** start Provided material **

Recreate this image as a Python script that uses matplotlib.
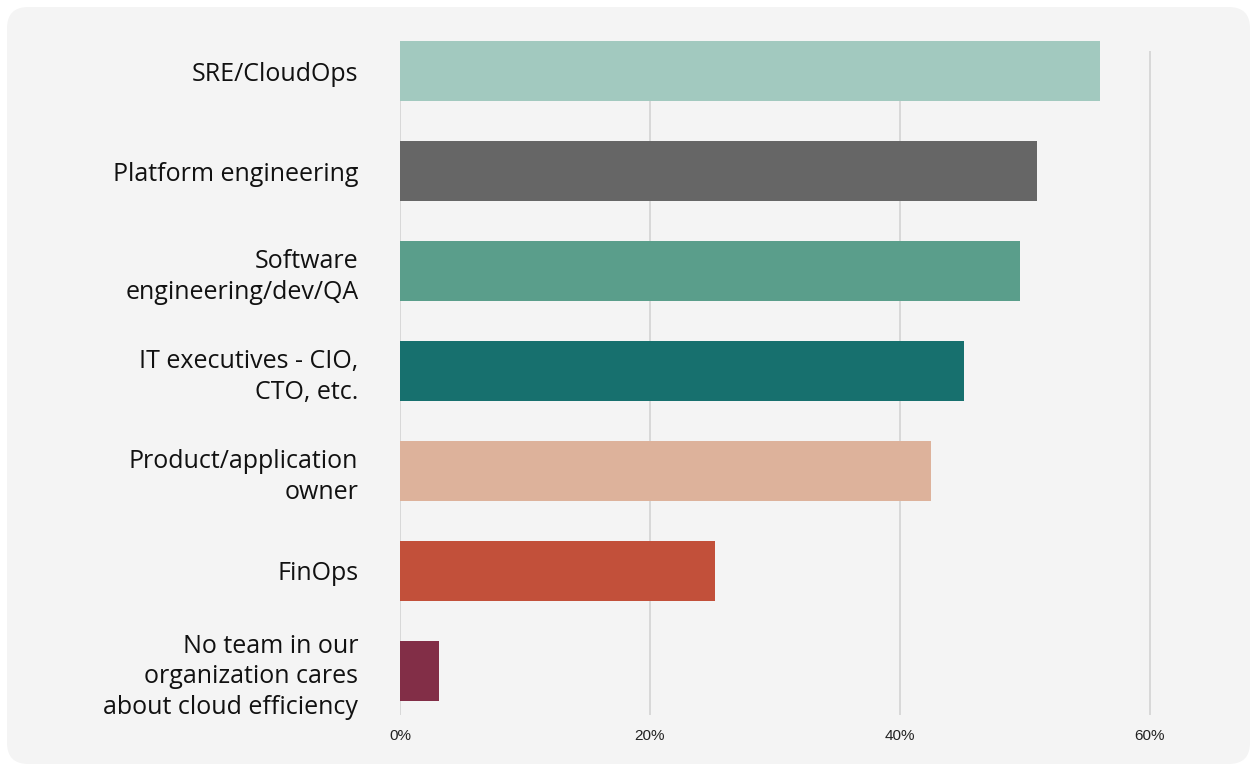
import matplotlib.pyplot as plt
from matplotlib.patches import FancyBboxPatch

# Teams that care about cloud efficiency (% of respondents)
teams = [
    'SRE/CloudOps',
    'Platform engineering',
    'Software\nengineering/dev/QA',
    'IT executives - CIO,\nCTO, etc.',
    'Product/application\nowner',
    'FinOps',
    'No team in our\norganization cares\nabout cloud efficiency',
]
shares = [56.0, 51.0, 49.6, 45.1, 42.5, 25.2, 3.1]
colors = ['#a2c9bf', '#666666', '#5a9e8b', '#17706e', '#ddb29b', '#c2503a', '#822e47']
ticks = [0, 20, 40, 60]

fig = plt.figure(figsize=(12.51, 7.66), dpi=100)
fig.patch.set_facecolor('white')

# rounded light-grey card behind the chart
card = FancyBboxPatch((7 / 1251, 2 / 766), 1243 / 1251, 757 / 766,
                      boxstyle='round,pad=0,rounding_size=0.017',
                      transform=fig.transFigure, facecolor='#f4f4f4',
                      edgecolor='none', mutation_aspect=1251 / 766, zorder=-5)
fig.patches.append(card)

ax = fig.add_axes([400 / 1251, 51 / 766, 830 / 1251, 674 / 766])
ax.set_facecolor('none')

y = list(range(len(teams)))
ax.vlines(ticks, -0.2, 6.44, colors='#d3d3d3', linewidth=1.2, zorder=0)
ax.barh(y, shares, height=0.6, color=colors, zorder=2)

ax.set_xlim(0, 66.4)
ax.set_ylim(6.44, -0.3)
ax.set_yticks(y)
ax.set_yticklabels(teams, fontsize=18, family='Open Sans', linespacing=1.3,
                   color='#111111')
ax.set_xticks(ticks)
ax.set_xticklabels([f'{t}%' for t in ticks], fontsize=11,
                   family='Liberation Sans', color='#222222')
ax.tick_params(axis='y', length=0, pad=30)
ax.tick_params(axis='x', length=0, pad=10)
for s in ax.spines.values():
    s.set_visible(False)

fig.savefig('out.png', dpi=100)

** end Provided material **

## What to work on
Repeat the lines exactly as they stand, from the opening line of the data through the line with "from matplotlib.patches import FancyBboxPatch". Pictures stay out of the copy.

## Answer to this task
Recreate this image as a Python script that uses matplotlib.
import matplotlib.pyplot as plt
from matplotlib.patches import FancyBboxPatch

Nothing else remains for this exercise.